Here are some concrete suggestions:
- Social media and Facebook have been widely shown to increase anxiety and unhappiness. Try limiting or eliminating your time, and devote that time to prayer, Scripture, volunteering, meditative walks, etc. Video games and devices are designed to be addictive. Parents and children can covenant together to reduce or eliminate their screen time (and spend that time together!).
- Volunteering is a great way to get in the habit of caring for others and getting out of your own ego. Ask our Missions Board for ideas.
- You don’t have to give up chocolate, which is kind of healthy. But our food habits bring with them lots of ethical baggage. Try reducing your meat consumption: go meatless one or several days a week (that’s an ancient tradition!).
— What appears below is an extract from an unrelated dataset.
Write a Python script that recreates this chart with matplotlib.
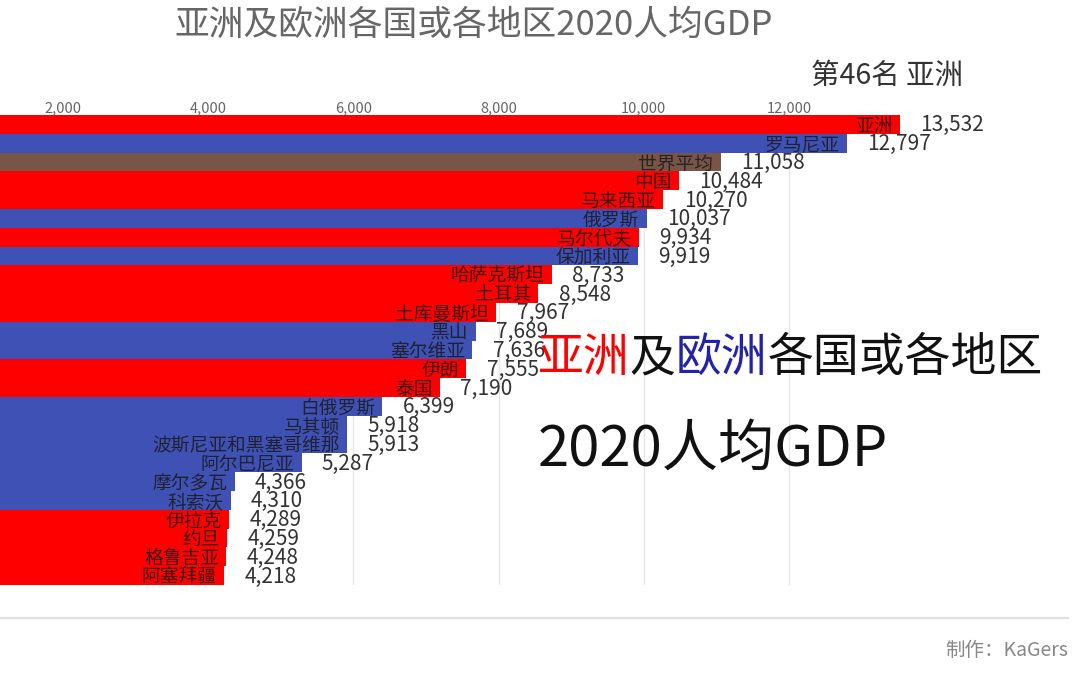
import matplotlib
matplotlib.use("Agg")
import matplotlib.pyplot as plt
from matplotlib.ticker import FuncFormatter

plt.rcParams['font.family'] = ['Noto Sans CJK SC', 'DejaVu Sans']

names = ["亚洲", "罗马尼亚", "世界平均", "中国", "马来西亚", "俄罗斯", "马尔代夫", "保加利亚",
         "哈萨克斯坦", "土耳其", "土库曼斯坦", "黑山", "塞尔维亚", "伊朗", "泰国", "白俄罗斯",
         "马其顿", "波斯尼亚和黑塞哥维那", "阿尔巴尼亚", "摩尔多瓦", "科索沃", "伊拉克", "约旦",
         "格鲁吉亚", "阿塞拜疆"]
values = [13532, 12797, 11058, 10484, 10270, 10037, 9934, 9919,
          8733, 8548, 7967, 7689, 7636, 7555, 7190, 6399,
          5918, 5913, 5287, 4366, 4310, 4289, 4259,
          4248, 4218]
groups = ["亚洲", "欧洲", "世界", "亚洲", "亚洲", "欧洲", "亚洲", "欧洲",
          "亚洲", "亚洲", "亚洲", "欧洲", "欧洲", "亚洲", "亚洲", "欧洲",
          "欧洲", "欧洲", "欧洲", "欧洲", "欧洲", "亚洲", "亚洲",
          "亚洲", "亚洲"]
xticks = [2000, 4000, 6000, 8000, 10000, 12000]

colors = {"亚洲": "#ff0000", "欧洲": "#3f51b5", "世界": "#795548"}

fig = plt.figure(figsize=(10.76, 6.73), dpi=100)
ax = fig.add_axes([0, 1 - 585 / 673, 1, 470 / 673])

n = len(values)
ypos = list(range(n))
ax.barh(ypos, values, height=1.0, color=[colors[g] for g in groups], zorder=2)
ax.set_ylim(n - 0.5, -0.5)
ax.set_xlim(1132, 1132 + 1076 / 0.0726)

for y, v, nm in zip(ypos, values, names):
    ax.text(v - 100, y + 0.1, nm, ha='right', va='center', fontsize=13.5,
            color='#1a1a1a', alpha=0.85, zorder=3)
    ax.text(v + 280, y + 0.05, f"{v:,}", ha='left', va='center', fontsize=15,
            color='#333333', zorder=3)

ax.xaxis.tick_top()
ax.set_xticks(xticks)
ax.xaxis.set_major_formatter(FuncFormatter(lambda x, p: f"{int(x):,}"))
ax.tick_params(axis='x', length=0, labelsize=10.5, labelcolor='#666666', pad=0)
ax.set_yticks([])
ax.grid(axis='x', color='#e6e6e6', linewidth=1, zorder=0)
for s in ax.spines.values():
    s.set_visible(False)

fig.text(474 / 1076, 1 - 25 / 673, "亚洲及欧洲各国或各地区2020人均GDP", ha='center', va='center',
         fontsize=25, color='#666666')
fig.text(887 / 1076, 1 - 76 / 673, "第46名 亚洲", ha='center', va='center',
         fontsize=20.5, color='#333333')

# big annotation with colored parts
x0 = 538 / 1076
yb = 1 - 358 / 673
parts = [("亚洲", "#ff0000"), ("及", "#111111"), ("欧洲", "#2222aa"), ("各国或各地区", "#111111")]
renderer = fig.canvas.get_renderer()
xc = x0
for t, c in parts:
    tx = fig.text(xc, yb, t, ha='left', va='center', fontsize=33, color=c)
    bb = tx.get_window_extent(renderer=renderer)
    xc += bb.width / fig.bbox.width
fig.text(x0, 1 - 450 / 673, "2020人均GDP", ha='left', va='center', fontsize=40.5, color='#111111')

fig.add_artist(plt.Line2D([0, 1068 / 1076], [1 - 618 / 673, 1 - 618 / 673],
                          color='#e0e0e0', linewidth=1.5, transform=fig.transFigure))
fig.text(1068 / 1076, 1 - 650 / 673, "制作：KaGers", ha='right', va='center',
         fontsize=14, color='#888888')

fig.savefig("out.png", dpi=100)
Or try local, free-range meats (available at Dave’s produce stand, Atkins, Whole Foods). These are usually more expensive—so eat less! But the animals are subject to much better conditions. Or eat fish and seafood instead of pork and beef.
- Take time to attend to the health of your body, not just for you, but to be a better partner to God and others. De-stress with deep breathing and body relaxation, in prayer or meditation. Exercise regularly.
- Reach out prayerfully to someone from whom you are estranged. Even if it goes nowhere, you will feel better.
- Attend the 9:30 Faith Formation classes to deepen your faith
- Change your media habits by shedding the more divisive, partisan sources and changing to fairer sources. We have a chart that rates them!
- Review and adjust your energy consumption to reduce your carbon use and promote environmental health
- So many in our congregation have been harmed by alcohol and substance abuse. Lent is a good time to try cutting back on alcohol to gauge whether you are dependent on it. And to seek help and treatment if you are dependent on alcohol or other substances.